Your parents then emigrated to ... ?
My parents moved to Hong Kong. We lived there for a few years, and then my father got a business opportunity in Japan, and so when I was 13 we moved to Tokyo, and that's where I went to high school.
So, in this period before you went off to college, and we'll talk about that and where you went, you really saw the world and the different peoples that make up that world.

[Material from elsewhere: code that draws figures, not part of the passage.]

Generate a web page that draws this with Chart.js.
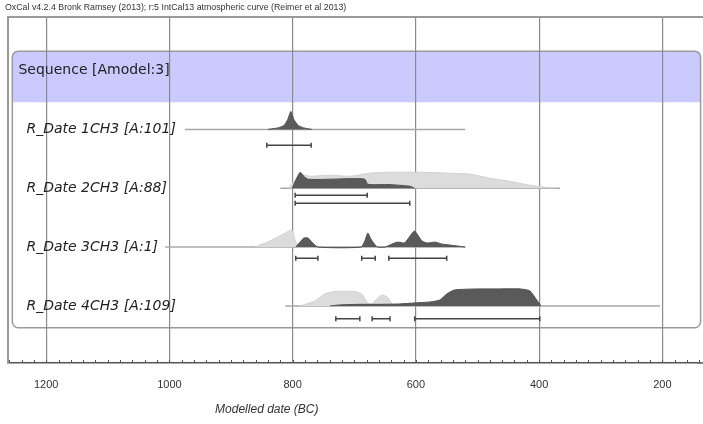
<!DOCTYPE html>
<html>
<head>
<meta charset="utf-8">
<script src="https://cdn.jsdelivr.net/npm/chart.js@4/dist/chart.umd.min.js"></script>
<style>
  body { margin: 0; background: #fff; }
</style>
</head>
<body>
<canvas id="mainChart" width="703" height="424"></canvas>
<script>
// values (years BC, heights relative to max)
const headerText = 'OxCal v4.2.4 Bronk Ramsey (2013); r:5 IntCal13 atmospheric curve (Reimer et al 2013)';
const sequenceLabel = 'Sequence [Amodel:3]';
const rowLabels = ['R_Date 1CH3 [A:101]', 'R_Date 2CH3 [A:88]', 'R_Date 3CH3 [A:1]', 'R_Date 4CH3 [A:109]'];
const tickYears = [1200, 1000, 800, 600, 400, 200];
const axisTitle = 'Modelled date (BC)';

// row extents (plotted range line)
const rowSpans = [[975, 520], [820, 366], [1007, 520], [812, 204]];

// unmodelled (light) likelihoods
const light1Years = [];
const light1Heights = [];
const light2Years = [808, 796, 788, 772, 739, 707, 675, 642, 594, 545, 512, 480, 448, 415, 391, 375];
const light2Heights = [0, 0.4, 0.7, 0.6, 0.65, 0.6, 0.75, 0.8, 0.8, 0.75, 0.7, 0.5, 0.35, 0.15, 0.05, 0];
const light3Years = [861, 837, 812, 801, 795, 788];
const light3Heights = [0, 0.3, 0.7, 0.85, 0.25, 0];
const light4Years = [788, 764, 748, 731, 699, 688, 678, 671, 662, 654, 645, 639, 632];
const light4Heights = [0, 0.25, 0.6, 0.72, 0.72, 0.6, 0.15, 0.1, 0.4, 0.55, 0.4, 0.1, 0];

// modelled (dark) posteriors
const dark1Years = [840, 824, 814, 808, 803, 798, 791, 782, 769];
const dark1Heights = [0, 0.075, 0.2, 0.5, 0.9, 0.5, 0.2, 0.075, 0];
const dark2Years = [801, 795, 788, 782, 775, 739, 707, 683, 678, 642, 610, 602];
const dark2Heights = [0, 0.4, 0.8, 0.6, 0.45, 0.45, 0.48, 0.45, 0.2, 0.18, 0.1, 0];
const dark3Years = [795, 788, 782, 775, 769, 759, 689, 683, 678, 673, 666, 662,
                    650, 639, 629, 619, 613, 606, 602, 597, 590, 581, 569, 558, 545, 532, 520];
const dark3Heights = [0, 0.25, 0.45, 0.45, 0.25, 0, 0, 0.3, 0.7, 0.4, 0.1, 0,
                      0, 0.15, 0.25, 0.2, 0.4, 0.7, 0.8, 0.6, 0.3, 0.2, 0.25, 0.15, 0.1, 0.05, 0];
const dark4Years = [739, 723, 691, 658, 626, 602, 577, 561, 550, 537, 496, 464, 431, 415, 404, 397];
const dark4Heights = [0, 0.05, 0.08, 0.08, 0.1, 0.15, 0.2, 0.3, 0.6, 0.8, 0.85, 0.85, 0.85, 0.75, 0.3, 0];

// highest posterior density ranges [from, to, level]
const ranges1 = [[842, 770, 0]];
const ranges2 = [[796, 679, 0], [796, 610, 1]];
const ranges3 = [[795, 759, 0], [688, 666, 0], [644, 550, 0]];
const ranges4 = [[730, 691, 0], [671, 642, 0], [602, 399, 0]];

const HSCALE = 0.34;          // row units for a height of 1
const RANGE_OFF = [[0.27], [0.12, 0.255], [0.19], [0.22]];

const lightSets = [[light1Years, light1Heights], [light2Years, light2Heights], [light3Years, light3Heights], [light4Years, light4Heights]];
const darkSets = [[dark1Years, dark1Heights], [dark2Years, dark2Heights], [dark3Years, dark3Heights], [dark4Years, dark4Heights]];
const rangeSets = [ranges1, ranges2, ranges3, ranges4];

function curve(years, heights, row) {
    return years.map((x, i) => ({ x: x, y: row - heights[i] * HSCALE }));
}

const datasets = [];
rowLabels.forEach((lbl, i) => {
    const row = i + 1;
    datasets.push({
        data: rowSpans[i].map(x => ({ x: x, y: row })),
        borderColor: '#a8a8a8', borderWidth: 1.5, pointRadius: 0, fill: false, order: 4
    });
    if (lightSets[i][0].length) {
        datasets.push({
            data: curve(lightSets[i][0], lightSets[i][1], row),
            borderColor: '#d0d0d0', backgroundColor: '#dcdcdc', borderWidth: 1,
            pointRadius: 0, tension: 0.2, fill: { value: row }, order: 3
        });
    }
    datasets.push({
        data: curve(darkSets[i][0], darkSets[i][1], row),
        borderColor: '#505050', backgroundColor: '#5a5a5a', borderWidth: 1,
        pointRadius: 0, tension: 0.2, fill: { value: row }, order: 2
    });
    const pts = [];
    rangeSets[i].forEach(r => {
        const y = row + RANGE_OFF[i][r[2]];
        pts.push({ x: r[0], y: y }, { x: r[1], y: y }, { x: r[1], y: null });
    });
    datasets.push({
        data: pts,
        borderColor: '#444', borderWidth: 1.5, fill: false, spanGaps: false,
        pointStyle: 'line', rotation: 90, pointRadius: 2.5, pointBorderWidth: 1.5,
        pointBorderColor: '#444', order: 1
    });
});

const decor = {
    id: 'decor',
    beforeDraw(chart) {
        const ctx = chart.ctx, xs = chart.scales.x, ys = chart.scales.y;
        const x0 = xs.getPixelForValue(1255), x1 = xs.getPixelForValue(138);
        const yTop = ys.getPixelForValue(-0.33), yBand = ys.getPixelForValue(0.54), yBot = ys.getPixelForValue(4.37);
        ctx.save();
        ctx.fillStyle = '#cacaff';
        ctx.beginPath();
        ctx.roundRect(x0, yTop, x1 - x0, yBand - yTop, [6, 6, 0, 0]);
        ctx.fill();
        ctx.strokeStyle = '#9a9a9a';
        ctx.lineWidth = 1.5;
        ctx.beginPath();
        ctx.roundRect(x0, yTop, x1 - x0, yBot - yTop, 6);
        ctx.stroke();
        ctx.restore();
    },
    afterDraw(chart) {
        const ctx = chart.ctx, xs = chart.scales.x, ys = chart.scales.y, ca = chart.chartArea;
        ctx.save();
        // frame
        ctx.strokeStyle = '#999';
        ctx.lineWidth = 2;
        ctx.beginPath();
        ctx.moveTo(ca.left, ca.bottom);
        ctx.lineTo(ca.left, ca.top);
        ctx.lineTo(chart.width, ca.top);
        ctx.stroke();
        ctx.strokeStyle = '#555';
        ctx.lineWidth = 1.5;
        ctx.beginPath();
        ctx.moveTo(ca.right, ca.bottom);
        ctx.lineTo(chart.width, ca.bottom);
        ctx.stroke();
        // minor ticks
        ctx.lineWidth = 1;
        for (let v = 140; v <= 1260; v += 20) {
            const px = Math.round(xs.getPixelForValue(v)) + 0.5;
            ctx.beginPath();
            ctx.moveTo(px, ca.bottom);
            ctx.lineTo(px, ca.bottom - 3);
            ctx.stroke();
        }
        // texts
        ctx.fillStyle = '#333';
        ctx.textBaseline = 'middle';
        ctx.textAlign = 'left';
        ctx.font = '8.8px "Liberation Sans", Arial, sans-serif';
        ctx.fillText(headerText, 5, 8);
        ctx.fillStyle = '#222';
        ctx.font = '14px "DejaVu Sans", sans-serif';
        ctx.fillText(sequenceLabel, xs.getPixelForValue(1245), ys.getPixelForValue(0));
        ctx.font = 'italic 14px "DejaVu Sans", sans-serif';
        rowLabels.forEach((lbl, i) => {
            ctx.fillText(lbl, xs.getPixelForValue(1232), ys.getPixelForValue(i + 1));
        });
        ctx.fillStyle = '#333';
        ctx.textAlign = 'center';
        ctx.font = 'italic 12px "Liberation Sans", Arial, sans-serif';
        ctx.fillText(axisTitle, xs.getPixelForValue(842), 410);
        ctx.restore();
    }
};

new Chart(document.getElementById('mainChart').getContext('2d'), {
    type: 'line',
    data: { datasets: datasets },
    options: {
        responsive: false,
        animation: false,
        layout: { padding: { top: 17, left: 8, right: 0, bottom: 0 } },
        scales: {
            x: {
                type: 'linear', reverse: true, min: 143, max: 1262,
                afterBuildTicks: s => { s.ticks = tickYears.map(v => ({ value: v })); },
                afterFit: s => { s.height = 61; },
                grid: { color: '#8a8a8a', lineWidth: 1.2, drawTicks: false },
                border: { display: true, color: '#555', width: 1.5 },
                ticks: {
                    padding: 15, color: '#333',
                    font: { size: 11, family: '"Liberation Sans", Arial' },
                    callback: v => String(v)
                }
            },
            y: { type: 'linear', display: false, reverse: true, min: -0.91, max: 4.97 }
        },
        plugins: { legend: { display: false }, tooltip: { enabled: false } }
    },
    plugins: [decor]
});
</script>
</body>
</html>
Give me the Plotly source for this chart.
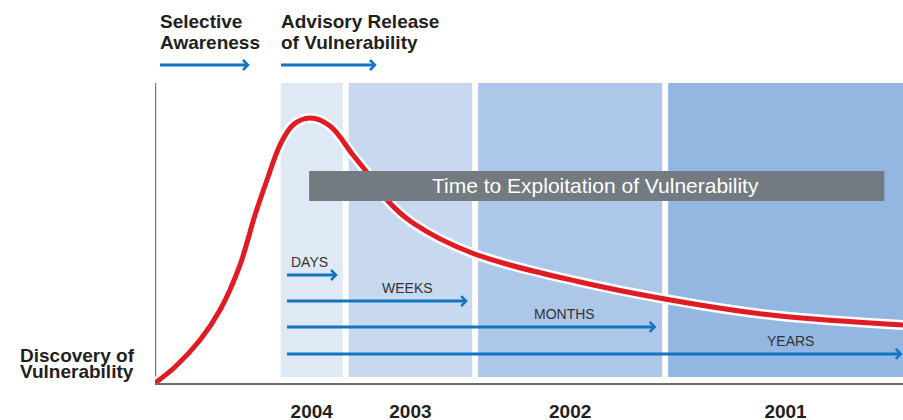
import plotly.graph_objects as go

# ---------------- data ----------------
years = ["2004", "2003", "2002", "2001"]
band_start = [16.8, 25.9, 43.2, 68.6]
band_end = [25.1, 42.4, 67.8, 100.0]
band_colors = ["#dfe8f5", "#c8d8ee", "#adc7e8", "#93b7e1"]

curve_x = [0, 2.67, 6.02, 8.69, 11.36, 13.37, 14.97, 16.71, 18.45, 20.72,
           23.40, 26.47, 29.14, 31.02, 34.49, 42.38, 56.82, 72.86, 83.56, 100]
curve_y = [0, 5.33, 14.33, 24.33, 39.33, 56.0, 67.67, 79.33, 86.0, 88.33,
           85.67, 76.0, 67.67, 61.0, 53.33, 43.33, 33.67, 26.0, 22.33, 19.33]

phase_lines = [["Selective", "Awareness"], ["Advisory Release", "of Vulnerability"]]
phase_start = [0.67, 16.84]
phase_end = [12.43, 29.41]
phase_level = 106

exposure_labels = ["DAYS", "WEEKS", "MONTHS", "YEARS"]
exposure_start = [17.65, 17.65, 17.65, 17.65]
exposure_end = [24.2, 41.6, 66.8, 99.7]
exposure_level = [36.0, 27.33, 18.67, 9.67]
exposure_label_x = [20.6, 33.8, 54.8, 84.9]

exploit_title = "Time to Exploitation of Vulnerability"
exploit_x = [20.6, 97.5]
exploit_y = [60.67, 70.67]
exploit_label_x = 58.9

origin_lines = ["Discovery of", "Vulnerability"]

# ---------------- styling ----------------
W, H = 903, 420
ML, MB = 155, 37
X_RANGE = [0, 100]
Y_RANGE = [0, 127.667]
px_per_x = (W - ML) / (X_RANGE[1] - X_RANGE[0])
px_per_y = (H - MB) / (Y_RANGE[1] - Y_RANGE[0])
BLUE = "#0f75c4"
RED = "#e01b24"
TXT = "#231f20"
FONT = "Liberation Sans, Arial, sans-serif"

fig = go.Figure()
shapes = []
annotations = []

# bands
for s, e, c in zip(band_start, band_end, band_colors):
    shapes.append(dict(type="rect", xref="x", yref="y", x0=s, x1=e, y0=2.0, y1=100,
                       fillcolor=c, line=dict(width=0), layer="below"))

# y axis line
shapes.append(dict(type="line", xref="x", yref="y", x0=0, x1=0, y0=0, y1=100,
                   line=dict(color="#7a7a7a", width=2.5), layer="below"))


def arrow(x0, x1, y):
    dx = 5 / px_per_x
    dy = 5 / px_per_y
    fig.add_trace(go.Scatter(x=[x0, x1 - 0.1], y=[y, y], mode="lines",
                             line=dict(color=BLUE, width=3), hoverinfo="skip",
                             showlegend=False))
    fig.add_trace(go.Scatter(x=[x1 - dx, x1, x1 - dx], y=[y + dy, y, y - dy],
                             mode="lines", line=dict(color=BLUE, width=2.5),
                             hoverinfo="skip", showlegend=False))


# exposure arrows
for lab, s, e, lvl, lx in zip(exposure_labels, exposure_start, exposure_end,
                              exposure_level, exposure_label_x):
    arrow(s, e, lvl)
    annotations.append(dict(x=lx, y=lvl + 13 / px_per_y, xref="x", yref="y",
                            text=lab, showarrow=False, xanchor="center",
                            yanchor="middle",
                            font=dict(family=FONT, size=14, color="#333333")))

# phase arrows + labels
for lines, s, e in zip(phase_lines, phase_start, phase_end):
    arrow(s, e, phase_level)
    for i, t in enumerate(lines):
        annotations.append(dict(x=s, y=phase_level + (44 - 21 * i) / px_per_y,
                                xref="x", yref="y", text=t, showarrow=False,
                                xanchor="left", yanchor="middle", xshift=-2,
                                font=dict(family=FONT, size=19, color=TXT,
                                          weight="bold")))

# curve (white halo + red)
fig.add_trace(go.Scatter(x=curve_x, y=curve_y, mode="lines",
                         line=dict(color="white", width=10, shape="spline"),
                         hoverinfo="skip", showlegend=False))
fig.add_trace(go.Scatter(x=curve_x, y=curve_y, mode="lines",
                         line=dict(color=RED, width=5, shape="spline"),
                         hoverinfo="skip", showlegend=False))

# exploitation box
shapes.append(dict(type="rect", xref="x", yref="y", x0=exploit_x[0], x1=exploit_x[1],
                   y0=exploit_y[0], y1=exploit_y[1], fillcolor="#737a80",
                   line=dict(width=0), layer="above"))
annotations.append(dict(x=exploit_label_x, y=sum(exploit_y) / 2,
                        xref="x", yref="y", text=exploit_title, showarrow=False,
                        font=dict(family=FONT, size=21, color="white")))

# origin label
for i, t in enumerate(origin_lines):
    annotations.append(dict(x=0, y=(28 - 16.5 * i) / px_per_y, xref="x", yref="y",
                            text=t, showarrow=False, xanchor="left", yanchor="middle",
                            xshift=18 - ML,
                            font=dict(family=FONT, size=19, color=TXT, weight="bold")))

band_centers = [(s + e) / 2 for s, e in zip(band_start, band_end)]

fig.update_layout(
    width=W, height=H,
    margin=dict(l=ML, r=0, t=0, b=MB, pad=0, autoexpand=False),
    paper_bgcolor="white", plot_bgcolor="white",
    shapes=shapes, annotations=annotations,
    xaxis=dict(range=X_RANGE, showgrid=False, zeroline=False, showline=True,
               linecolor="#6d6d6d", linewidth=2, tickvals=band_centers,
               ticktext=years, ticks="outside", ticklen=10, automargin=False,
               tickcolor="rgba(0,0,0,0)",
               tickfont=dict(family=FONT, size=19, color=TXT, weight="bold"),
               fixedrange=True),
    yaxis=dict(range=Y_RANGE, showgrid=False, zeroline=False, showline=False,
               showticklabels=False, fixedrange=True, automargin=False),
)

fig.write_html(
    "out.html",
    config={"displayModeBar": False},
    post_script="document.body.style.margin='0';document.body.style.overflow='hidden';",
)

Yes. I think the one thing that I did get from that experience -- two things, I suppose. One was we were expatriates always, and privileged expatriates, but nonetheless you interacted with people of different backgrounds and different religions. The schools that I went to always were -- if you want to use the word "diversity," they were super diverse. My high school senior class, 25 people, 12 different nationalities. So, that was something that I grew up experiencing and I think really benefited from. The other thing, as a child you don't know that your life is different from other people's very much, because most of the people you're around are living lives like yours. When we moved to Hong Kong I became more aware that some of the people, mostly the British kids, had homes elsewhere, that this was just a temporary spot for them. For people like myself this was home, you didn't have a home country to go to, and that was something that I think had an emotional and psychological impact on me. It was an awareness of difference.
You talk about socialization in your work when you look at America. You were socialized into a unique kind of cosmopolitanism.
Yes. I think that I grew up surrounded by rootless cosmopolitans, even if I were not one myself. My parents, over time, had a reasonably prominent place in the Jewish communities in Shanghai, Hong Kong and Tokyo, and also in the business community. As a result of that, many visitors from all around would come to our home, and that also had some kind of effect.